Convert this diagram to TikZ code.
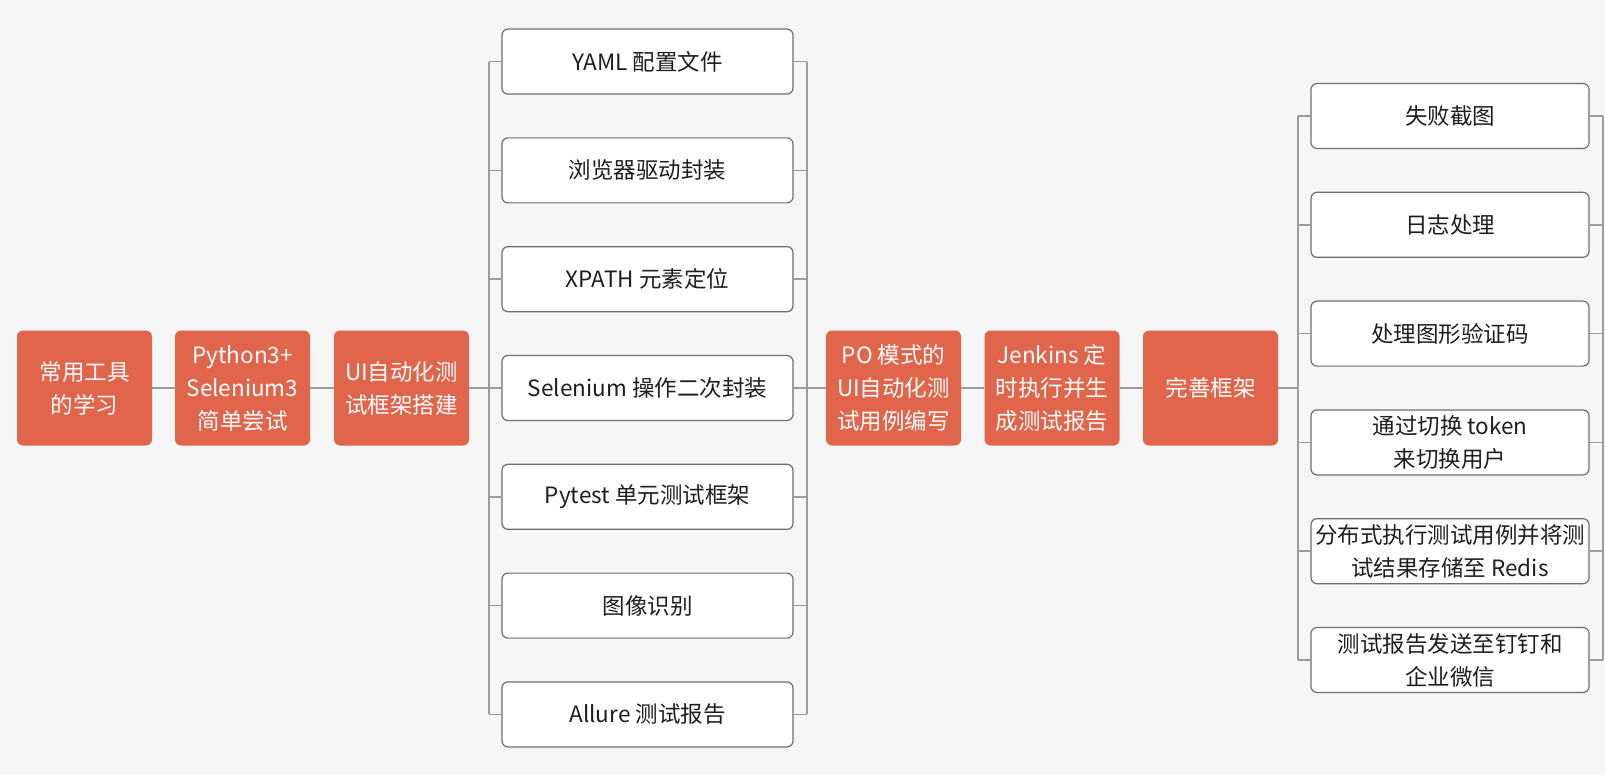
\documentclass[tikz,border=0pt]{standalone}
\usepackage{fontspec}
\setmainfont{Noto Sans CJK SC}
\usepackage{xcolor}
\usepackage{tikz}
\definecolor{bg}{HTML}{F6F6F6}
\definecolor{topic}{HTML}{E0654A}
\definecolor{edge}{HTML}{6E6E6E}
\definecolor{wire}{HTML}{9C9C9C}
\definecolor{ink}{HTML}{1E1E1E}
\tikzset{
  main/.style={fill=topic, rounded corners=6pt, minimum width=135pt, minimum height=115pt,
    inner sep=0pt, align=center, text=white, font=\fontsize{22.5pt}{33pt}\selectfont},
  sub/.style={draw=edge, fill=white, line width=1.2pt, rounded corners=6pt, minimum width=291pt,
    minimum height=65pt, inner sep=0pt, align=center, text=ink, font=\fontsize{22.5pt}{33pt}\selectfont},
  subr/.style={sub, minimum width=278pt},
  link/.style={draw=wire, line width=1.5pt},
}

\begin{document}
\begin{tikzpicture}[x=1pt, y=-1pt]
  \fill[bg] (0,0) rectangle (1605,775);
  \useasboundingbox (0,0) rectangle (1605,775);
  \pgfmathsetmacro{\cy}{388}
  \pgfmathsetmacro{\dy}{108.8}
  % main line
  \node[main] (o1) at (84.5,\cy)  {常用工具\\的学习};
  \node[main] (o2) at (242.5,\cy) {Python3+\\Selenium3\\简单尝试};
  \node[main] (o3) at (401.5,\cy) {UI自动化测\\试框架搭建};
  \node[main] (o4) at (893.5,\cy) {PO 模式的\\UI自动化测\\试用例编写};
  \node[main] (o5) at (1052,\cy)  {Jenkins 定\\时执行并生\\成测试报告};
  \node[main] (o6) at (1210.5,\cy) {完善框架};
  % framework parts
  \node[sub] (m1) at (647.5,\cy-3*\dy) {YAML 配置文件};
  \node[sub] (m2) at (647.5,\cy-2*\dy) {浏览器驱动封装};
  \node[sub] (m3) at (647.5,\cy-1*\dy) {XPATH 元素定位};
  \node[sub] (m4) at (647.5,\cy)       {Selenium 操作二次封装};
  \node[sub] (m5) at (647.5,\cy+1*\dy) {Pytest 单元测试框架};
  \node[sub] (m6) at (647.5,\cy+2*\dy) {图像识别};
  \node[sub] (m7) at (647.5,\cy+3*\dy) {Allure 测试报告};
  % improvements
  \node[subr] (q1) at (1450,\cy-2.5*\dy) {失败截图};
  \node[subr] (q2) at (1450,\cy-1.5*\dy) {日志处理};
  \node[subr] (q3) at (1450,\cy-0.5*\dy) {处理图形验证码};
  \node[subr] (q4) at (1450,\cy+0.5*\dy) {通过切换 token\\来切换用户};
  \node[subr] (q5) at (1450,\cy+1.5*\dy) {分布式执行测试用例并将测\\试结果存储至 Redis};
  \node[subr] (q6) at (1450,\cy+2.5*\dy) {测试报告发送至钉钉和\\企业微信};
  % bars
  \coordinate (lb) at (489,\cy);
  \coordinate (rb) at (807,\cy);
  \coordinate (qb) at (1298,\cy);
  \coordinate (qe) at (1603,\cy);
  \draw[link] (o1) -- (o2);
  \draw[link] (o2) -- (o3);
  \draw[link] (o3.east) -- (lb);
  \draw[link] (rb) -- (o4.west);
  \draw[link] (o4) -- (o5);
  \draw[link] (o5) -- (o6);
  \draw[link] (o6.east) -- (qb);
  \draw[link] (m1.west -| lb) -- (m7.west -| lb);
  \draw[link] (m1.east -| rb) -- (m7.east -| rb);
  \draw[link] (q1.west -| qb) -- (q6.west -| qb);
  \draw[link] (q1.east -| qe) -- (q6.east -| qe);
  \foreach \i in {1,...,7}{
    \draw[link] (m\i.west -| lb) -- (m\i.west);
    \draw[link] (m\i.east) -- (m\i.east -| rb);
  }
  \foreach \i in {1,...,6}{
    \draw[link] (q\i.west -| qb) -- (q\i.west);
    \draw[link] (q\i.east) -- (q\i.east -| qe);
  }
\end{tikzpicture}
\end{document}
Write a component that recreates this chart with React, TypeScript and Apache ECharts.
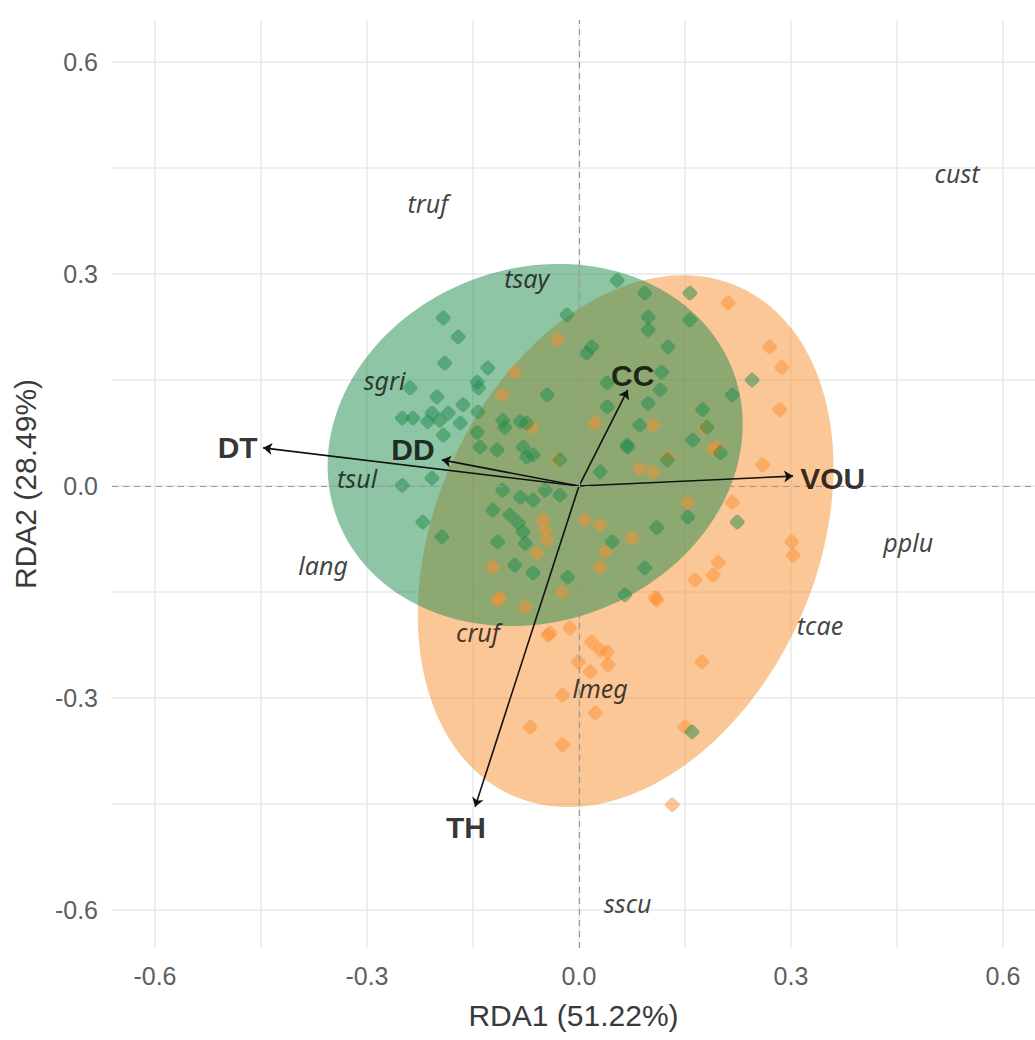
____________________
Restate the entire listing word for word, excluding pictures.

Convert this diagram to TikZ code.
\documentclass[tikz,border=0pt]{standalone}
\usepackage{fontspec}
\setmainfont{Noto Sans CJK SC}
\usepackage{xcolor}
\usepackage{tikz}
\definecolor{bg}{HTML}{F6F6F6}
\definecolor{topic}{HTML}{E0654A}
\definecolor{edge}{HTML}{6E6E6E}
\definecolor{wire}{HTML}{9C9C9C}
\definecolor{ink}{HTML}{1E1E1E}
\tikzset{
  main/.style={fill=topic, rounded corners=6pt, minimum width=135pt, minimum height=115pt,
    inner sep=0pt, align=center, text=white, font=\fontsize{22.5pt}{33pt}\selectfont},
  sub/.style={draw=edge, fill=white, line width=1.2pt, rounded corners=6pt, minimum width=291pt,
    minimum height=65pt, inner sep=0pt, align=center, text=ink, font=\fontsize{22.5pt}{33pt}\selectfont},
  subr/.style={sub, minimum width=278pt},
  link/.style={draw=wire, line width=1.5pt},
}

\begin{document}
\begin{tikzpicture}[x=1pt, y=-1pt]
  \fill[bg] (0,0) rectangle (1605,775);
  \useasboundingbox (0,0) rectangle (1605,775);
  \pgfmathsetmacro{\cy}{388}
  \pgfmathsetmacro{\dy}{108.8}
  % main line
  \node[main] (o1) at (84.5,\cy)  {常用工具\\的学习};
  \node[main] (o2) at (242.5,\cy) {Python3+\\Selenium3\\简单尝试};
  \node[main] (o3) at (401.5,\cy) {UI自动化测\\试框架搭建};
  \node[main] (o4) at (893.5,\cy) {PO 模式的\\UI自动化测\\试用例编写};
  \node[main] (o5) at (1052,\cy)  {Jenkins 定\\时执行并生\\成测试报告};
  \node[main] (o6) at (1210.5,\cy) {完善框架};
  % framework parts
  \node[sub] (m1) at (647.5,\cy-3*\dy) {YAML 配置文件};
  \node[sub] (m2) at (647.5,\cy-2*\dy) {浏览器驱动封装};
  \node[sub] (m3) at (647.5,\cy-1*\dy) {XPATH 元素定位};
  \node[sub] (m4) at (647.5,\cy)       {Selenium 操作二次封装};
  \node[sub] (m5) at (647.5,\cy+1*\dy) {Pytest 单元测试框架};
  \node[sub] (m6) at (647.5,\cy+2*\dy) {图像识别};
  \node[sub] (m7) at (647.5,\cy+3*\dy) {Allure 测试报告};
  % improvements
  \node[subr] (q1) at (1450,\cy-2.5*\dy) {失败截图};
  \node[subr] (q2) at (1450,\cy-1.5*\dy) {日志处理};
  \node[subr] (q3) at (1450,\cy-0.5*\dy) {处理图形验证码};
  \node[subr] (q4) at (1450,\cy+0.5*\dy) {通过切换 token\\来切换用户};
  \node[subr] (q5) at (1450,\cy+1.5*\dy) {分布式执行测试用例并将测\\试结果存储至 Redis};
  \node[subr] (q6) at (1450,\cy+2.5*\dy) {测试报告发送至钉钉和\\企业微信};
  % bars
  \coordinate (lb) at (489,\cy);
  \coordinate (rb) at (807,\cy);
  \coordinate (qb) at (1298,\cy);
  \coordinate (qe) at (1603,\cy);
  \draw[link] (o1) -- (o2);
  \draw[link] (o2) -- (o3);
  \draw[link] (o3.east) -- (lb);
  \draw[link] (rb) -- (o4.west);
  \draw[link] (o4) -- (o5);
  \draw[link] (o5) -- (o6);
  \draw[link] (o6.east) -- (qb);
  \draw[link] (m1.west -| lb) -- (m7.west -| lb);
  \draw[link] (m1.east -| rb) -- (m7.east -| rb);
  \draw[link] (q1.west -| qb) -- (q6.west -| qb);
  \draw[link] (q1.east -| qe) -- (q6.east -| qe);
  \foreach \i in {1,...,7}{
    \draw[link] (m\i.west -| lb) -- (m\i.west);
    \draw[link] (m\i.east) -- (m\i.east -| rb);
  }
  \foreach \i in {1,...,6}{
    \draw[link] (q\i.west -| qb) -- (q\i.west);
    \draw[link] (q\i.east) -- (q\i.east -| qe);
  }
\end{tikzpicture}
\end{document}
Write a component that recreates this chart with React, TypeScript and Apache ECharts.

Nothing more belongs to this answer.